▸ WHAT TO WORK ON
Keep pictures out. Copy exactly the lines from the one containing "Write a component" to the one containing "Mar 25, 2013", endpoints included.

## Start RECORDS FOR THIS EXERCISE

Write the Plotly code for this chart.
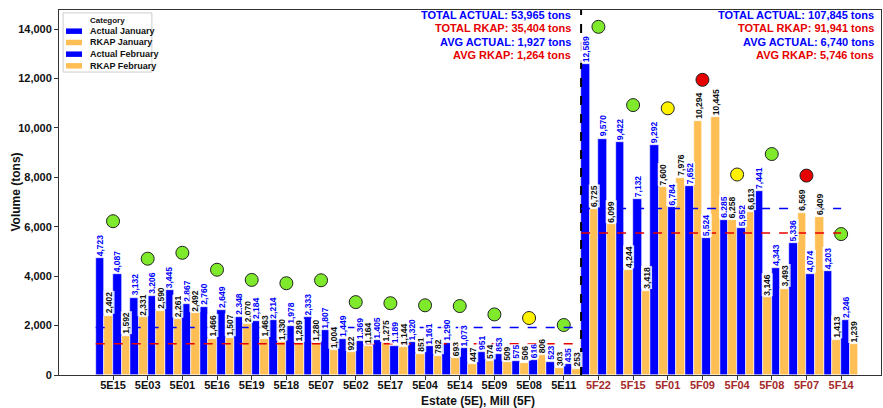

## End RECORDS FOR THIS EXERCISE
## Start RECORDS FOR THIS EXERCISE

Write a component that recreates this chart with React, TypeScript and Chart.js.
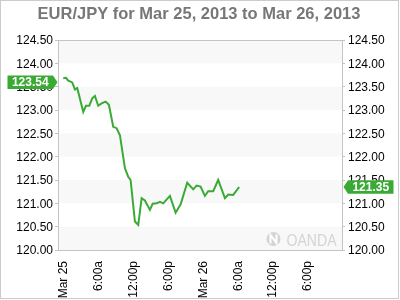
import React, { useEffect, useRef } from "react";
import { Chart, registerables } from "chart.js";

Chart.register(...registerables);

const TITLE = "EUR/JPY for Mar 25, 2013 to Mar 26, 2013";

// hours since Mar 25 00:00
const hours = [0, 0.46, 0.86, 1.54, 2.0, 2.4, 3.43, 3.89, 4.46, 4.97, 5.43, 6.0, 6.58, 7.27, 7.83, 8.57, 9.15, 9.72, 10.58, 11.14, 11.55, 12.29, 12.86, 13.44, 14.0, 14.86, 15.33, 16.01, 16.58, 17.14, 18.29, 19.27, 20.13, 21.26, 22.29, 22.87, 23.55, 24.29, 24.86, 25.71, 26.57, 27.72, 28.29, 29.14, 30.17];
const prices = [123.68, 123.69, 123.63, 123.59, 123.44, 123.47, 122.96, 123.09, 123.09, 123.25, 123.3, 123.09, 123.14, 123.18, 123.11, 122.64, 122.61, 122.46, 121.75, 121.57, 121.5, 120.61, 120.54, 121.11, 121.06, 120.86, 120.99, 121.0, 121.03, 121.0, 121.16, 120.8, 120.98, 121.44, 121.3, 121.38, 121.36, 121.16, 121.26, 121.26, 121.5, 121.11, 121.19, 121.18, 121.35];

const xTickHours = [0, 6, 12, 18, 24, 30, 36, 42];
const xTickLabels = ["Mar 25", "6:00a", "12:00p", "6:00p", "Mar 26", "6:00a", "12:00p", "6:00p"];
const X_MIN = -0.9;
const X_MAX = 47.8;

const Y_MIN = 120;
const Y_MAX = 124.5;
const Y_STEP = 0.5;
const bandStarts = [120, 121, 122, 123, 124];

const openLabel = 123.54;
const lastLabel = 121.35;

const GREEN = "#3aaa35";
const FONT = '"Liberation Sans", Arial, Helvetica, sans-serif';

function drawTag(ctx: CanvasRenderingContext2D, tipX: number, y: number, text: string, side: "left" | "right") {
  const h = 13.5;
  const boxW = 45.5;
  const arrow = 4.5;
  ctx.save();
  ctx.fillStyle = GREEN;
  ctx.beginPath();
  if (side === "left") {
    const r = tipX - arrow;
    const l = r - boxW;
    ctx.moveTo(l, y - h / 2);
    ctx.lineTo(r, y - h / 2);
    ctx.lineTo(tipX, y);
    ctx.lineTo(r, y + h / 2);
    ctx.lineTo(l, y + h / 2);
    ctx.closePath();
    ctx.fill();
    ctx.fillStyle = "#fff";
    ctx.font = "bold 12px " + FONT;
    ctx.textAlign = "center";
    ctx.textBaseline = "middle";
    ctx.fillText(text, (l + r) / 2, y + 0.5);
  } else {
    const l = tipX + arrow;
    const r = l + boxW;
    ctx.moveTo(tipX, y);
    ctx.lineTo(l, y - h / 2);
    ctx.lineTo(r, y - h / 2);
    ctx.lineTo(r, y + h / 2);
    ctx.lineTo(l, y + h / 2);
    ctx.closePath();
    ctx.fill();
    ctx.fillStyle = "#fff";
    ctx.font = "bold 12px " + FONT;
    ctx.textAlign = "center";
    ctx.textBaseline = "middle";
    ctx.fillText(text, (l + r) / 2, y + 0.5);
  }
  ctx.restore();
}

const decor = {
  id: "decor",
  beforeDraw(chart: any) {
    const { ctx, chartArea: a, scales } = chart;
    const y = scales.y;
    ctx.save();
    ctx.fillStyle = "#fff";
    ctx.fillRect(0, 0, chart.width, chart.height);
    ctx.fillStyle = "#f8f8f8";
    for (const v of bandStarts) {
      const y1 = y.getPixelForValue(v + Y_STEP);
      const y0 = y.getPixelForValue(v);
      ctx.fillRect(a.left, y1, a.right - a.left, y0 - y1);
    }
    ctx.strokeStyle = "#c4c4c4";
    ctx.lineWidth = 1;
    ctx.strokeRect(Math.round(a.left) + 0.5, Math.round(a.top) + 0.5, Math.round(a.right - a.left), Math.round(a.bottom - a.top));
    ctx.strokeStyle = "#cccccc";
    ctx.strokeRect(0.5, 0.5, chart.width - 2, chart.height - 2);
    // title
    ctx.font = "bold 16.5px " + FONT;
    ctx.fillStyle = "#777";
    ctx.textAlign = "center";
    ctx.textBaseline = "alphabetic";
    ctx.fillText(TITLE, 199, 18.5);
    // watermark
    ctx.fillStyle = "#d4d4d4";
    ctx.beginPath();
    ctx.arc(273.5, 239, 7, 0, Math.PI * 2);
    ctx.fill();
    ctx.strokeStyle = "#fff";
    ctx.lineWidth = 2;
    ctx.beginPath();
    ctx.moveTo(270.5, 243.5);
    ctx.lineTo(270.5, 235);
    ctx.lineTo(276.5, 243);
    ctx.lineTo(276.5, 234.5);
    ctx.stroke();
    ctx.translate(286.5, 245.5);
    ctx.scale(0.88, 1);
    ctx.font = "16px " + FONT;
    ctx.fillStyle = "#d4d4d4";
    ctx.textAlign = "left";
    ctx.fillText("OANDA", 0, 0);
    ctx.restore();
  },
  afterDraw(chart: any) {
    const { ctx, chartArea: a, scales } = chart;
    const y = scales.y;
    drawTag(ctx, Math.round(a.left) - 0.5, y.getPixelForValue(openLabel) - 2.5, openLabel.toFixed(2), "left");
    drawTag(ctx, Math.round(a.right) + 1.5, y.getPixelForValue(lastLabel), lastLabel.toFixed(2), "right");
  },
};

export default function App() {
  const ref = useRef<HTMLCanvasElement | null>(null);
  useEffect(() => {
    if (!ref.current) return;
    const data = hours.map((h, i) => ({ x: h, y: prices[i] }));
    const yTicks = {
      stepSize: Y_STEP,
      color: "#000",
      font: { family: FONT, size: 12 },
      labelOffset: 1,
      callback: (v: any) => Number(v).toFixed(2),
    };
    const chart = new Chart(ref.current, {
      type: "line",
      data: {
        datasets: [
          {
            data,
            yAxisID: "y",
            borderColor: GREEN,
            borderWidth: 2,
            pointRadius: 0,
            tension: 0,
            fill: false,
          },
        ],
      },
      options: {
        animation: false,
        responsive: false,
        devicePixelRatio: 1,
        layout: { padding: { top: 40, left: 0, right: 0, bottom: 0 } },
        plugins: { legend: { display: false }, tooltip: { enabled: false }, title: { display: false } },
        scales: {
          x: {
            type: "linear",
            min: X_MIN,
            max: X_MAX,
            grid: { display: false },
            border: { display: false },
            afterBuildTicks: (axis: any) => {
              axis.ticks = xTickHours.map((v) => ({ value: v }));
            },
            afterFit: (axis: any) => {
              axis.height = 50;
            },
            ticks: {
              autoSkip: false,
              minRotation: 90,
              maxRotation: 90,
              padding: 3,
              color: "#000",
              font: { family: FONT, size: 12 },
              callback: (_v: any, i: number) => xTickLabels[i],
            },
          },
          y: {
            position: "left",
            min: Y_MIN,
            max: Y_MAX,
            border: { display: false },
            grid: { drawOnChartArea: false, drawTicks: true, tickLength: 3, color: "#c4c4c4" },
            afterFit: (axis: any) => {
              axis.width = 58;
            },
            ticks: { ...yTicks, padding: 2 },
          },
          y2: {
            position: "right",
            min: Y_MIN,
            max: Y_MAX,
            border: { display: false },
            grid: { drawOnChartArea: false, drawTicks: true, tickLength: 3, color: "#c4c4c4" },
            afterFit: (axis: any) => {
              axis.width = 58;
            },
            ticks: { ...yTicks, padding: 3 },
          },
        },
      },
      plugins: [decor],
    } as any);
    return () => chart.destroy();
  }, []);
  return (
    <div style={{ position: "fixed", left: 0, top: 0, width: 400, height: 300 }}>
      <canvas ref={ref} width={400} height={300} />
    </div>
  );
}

## End RECORDS FOR THIS EXERCISE

▸ TASK ANSWER
Write a component that recreates this chart with React, TypeScript and Chart.js.
import React, { useEffect, useRef } from "react";
import { Chart, registerables } from "chart.js";

Chart.register(...registerables);

const TITLE = "EUR/JPY for Mar 25, 2013 to Mar 26, 2013";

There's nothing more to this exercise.